Managing Failed Transactions and Churn
Automated dunning and real-time payment alerts help reduce involuntary churn. Use analytics to identify at-risk customers and trigger retention campaigns[3].
Supporting Global Growth
Multi-entity invoicing, local tax compliance, and support for multiple currencies and languages are essential for SaaS companies expanding internationally. Start with the most common currencies and languages, then scale as needed[3].

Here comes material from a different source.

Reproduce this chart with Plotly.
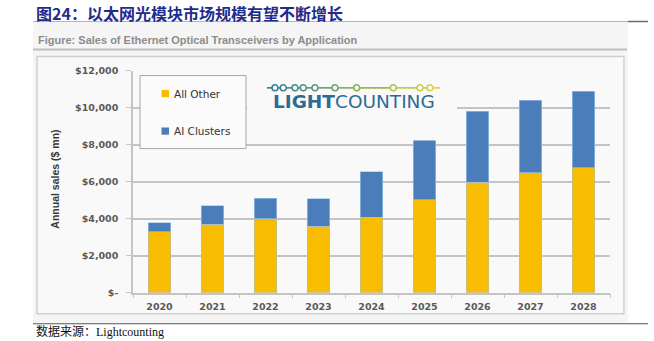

Industry Trends: Usage-Based and Hybrid Pricing
According to OpenView, about 39% of SaaS companies now price primarily on usage, a sharp increase from a decade ago. AI and infrastructure workloads require millisecond-level metering and elastic billing, which legacy systems struggle to deliver.
Key trend drivers:
- AI APIs introducing real COGS to software
- Customer demand for pay-as-you-go and flexible pricing
- Need for granular, real-time billing and analytics
Platforms like Lago are built for these new requirements, offering real-time event ingestion, hybrid pricing, and open APIs for maximum flexibility.
Conclusion: Building a Future-Proof Subscription Management Stack
B2B SaaS subscription management is no longer just about recurring billing. It’s about supporting complex, hybrid pricing models, automating revenue operations, and delivering actionable insights at scale. The right platform enables you to adapt quickly, reduce errors, and accelerate growth.
Lago Cloud provides a developer-friendly, API-first solution for real-time metering, flexible pricing, and global compliance—without the friction or revenue-share fees of legacy tools. For companies with strict data requirements, a self-hosted open-source edition is also available.
To stay competitive as usage-based and AI-driven pricing models become the norm, invest in a subscription management system that gives you control, speed, and clarity. This is how you build a resilient, scalable SaaS business ready for the next wave of growth.